Meena is organizing the interviews for a new secretary. She has narrowed them down to a short list, but I know I’ll have trouble deciding. I keep hoping that she’ll change her mind. If only I could purr.

At three o’clock I glance around the waiting room.

“Where’s Bobby?”

“He hasn’t arrived.”

“Did he call?”

“No.” She tries not to meet my eyes.

“Can you try to find him? It’s been two weeks.”

I know she doesn’t want to make the call. She doesn’t like Bobby. At first I thought it was because he didn’t turn up for appointments, but it’s more than that. He makes her nervous. Maybe it’s his size or the bad haircut or the chip on his shoulder. She doesn’t really know him. Then again, who does?

Almost on cue, he appears in the doorway, with his odd-legged shuffle and an anxious expression. Tall and overweight, with flax-brown hair and metal-framed glasses, his great pudding of a body is trying to burst out of a long overcoat made shapeless by its bulging pockets.

“Sorry I’m late. Something came up.” He glances around the waiting room, still unsure whether to step inside.

“Something came up for two weeks?”

He makes eye contact with me and then turns his face away.

I’m used to Bobby being defensive and enclosed, but this is different. Instead of keeping secrets he’s telling lies. It’s like closing the shutters in front of someone and then trying to deny they exist.

I take a quick inventory— his shoes are polished and his hair is combed. He shaved this morning, but the dark shadow has returned.
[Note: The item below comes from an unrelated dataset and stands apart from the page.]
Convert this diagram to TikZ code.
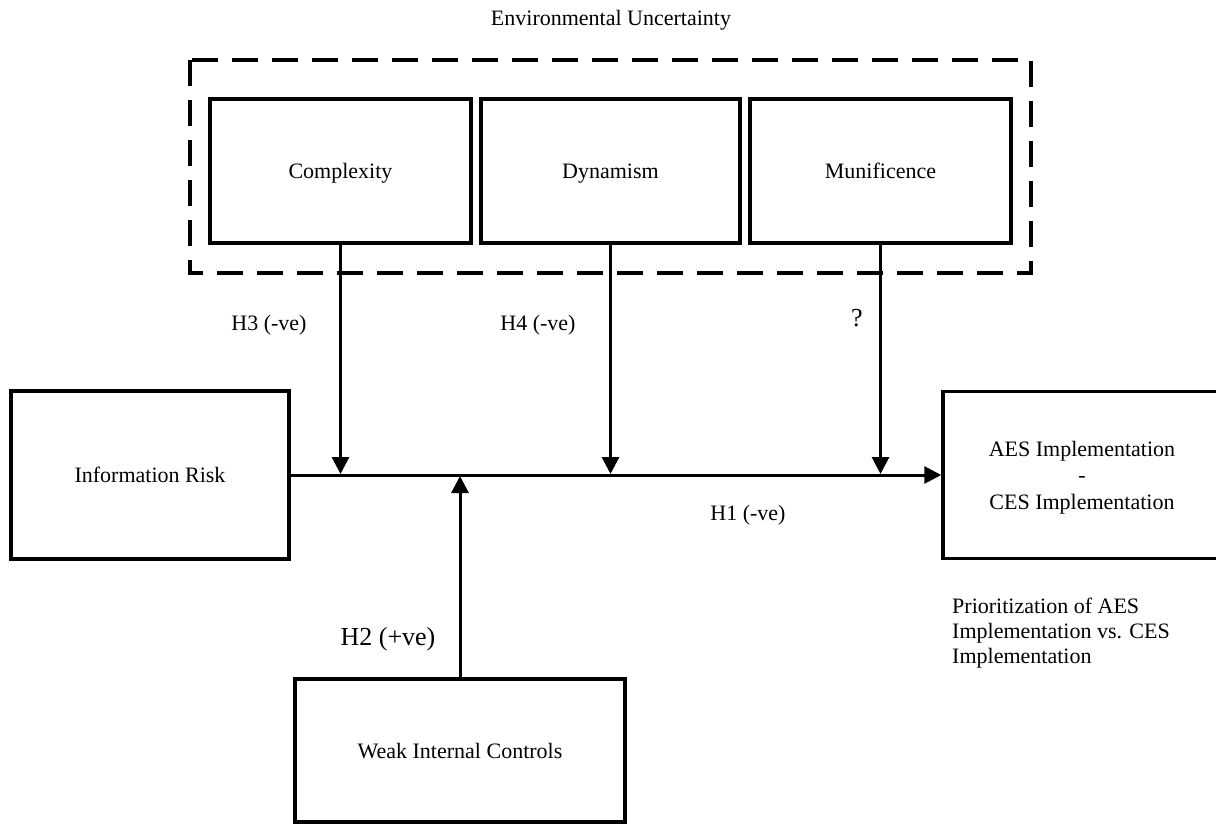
\documentclass[tikz,border=0pt]{standalone}
\usepackage{fontspec}
\setmainfont{Liberation Serif}
\usetikzlibrary{arrows.meta}
\begin{document}
\begin{tikzpicture}[x=1pt,y=-1pt,
  box/.style={draw, line width=3.5pt, inner sep=0pt, align=center, text depth=0pt,
    font=\fontsize{22}{26.5}\selectfont},
  lbl/.style={inner sep=0pt, font=\fontsize{22}{26}\selectfont},
  biglbl/.style={inner sep=0pt, font=\fontsize{26}{30}\selectfont},
  link/.style={line width=3pt, -{Triangle[length=17pt,width=17pt]}},
  group/.style={line width=3.5pt, dash pattern=on 26pt off 14pt}]
\useasboundingbox (0,0) rectangle (1216,825);

% environmental uncertainty group
\node[lbl] (envtitle) at (611,20) {Environmental Uncertainty};
\draw[group] (190,60) rectangle (1031,273);
\node[box, minimum width=261pt, minimum height=144pt] (cx) at (340.5,171) {Complexity};
\node[box, minimum width=259pt, minimum height=144pt] (dy) at (610.5,171) {Dynamism};
\node[box, minimum width=261pt, minimum height=144pt] (mu) at (880.5,171) {Munificence};

% main constructs
\node[box, minimum width=278pt, minimum height=168pt] (ir) at (150,475) {Information Risk};
\node[box, minimum width=278pt, minimum height=167pt] (aes) at (1082,475)
  {AES Implementation\\-\\CES Implementation};
\node[box, minimum width=330pt, minimum height=143pt] (wic) at (460,750.5) {Weak Internal Controls};

\node[lbl, anchor=west, align=left, font=\fontsize{22}{25}\selectfont] (prio) at (952,633)
  {Prioritization of AES\\Implementation vs. CES\\Implementation};

% main relationship
\draw[link] (ir.east) -- (aes.west);
\coordinate (mainy) at (0,474);

% moderating effects
\draw[link] (cx.south) -- (cx.south |- mainy);
\draw[link] (dy.south) -- (dy.south |- mainy);
\draw[link] (mu.south) -- (mu.south |- mainy);
\coordinate (mainlow) at (0,476);
\draw[link] (wic.north) -- (wic.north |- mainlow);

% hypothesis labels
\node[lbl] (h3) at (269,325) {H3 (-ve)};
\node[lbl] (h4) at (538,325) {H4 (-ve)};
\node[biglbl] (q) at (857,318) {?};
\node[lbl] (h1) at (748,515) {H1 (-ve)};
\node[biglbl] (h2) at (388,639) {H2 (+ve)};
\end{tikzpicture}
\end{document}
His cheeks are red from the cold, but at the same time he’s perspiring. I wonder how long he spent outside, trying to get up the courage to come and see me.

He walks into my office and stands in front of my bookshelves, perusing the titles. Most of them are reference books on psychology and animal behavior. Eventually he stops and taps the spine of a book, The Interpretation of Dreams by Sigmund Freud.

“I thought Freud’s views had been pretty much discredited these days.” He has the faintest hint of a northern accent. “He couldn’t tell the difference between hysteria and epilepsy.”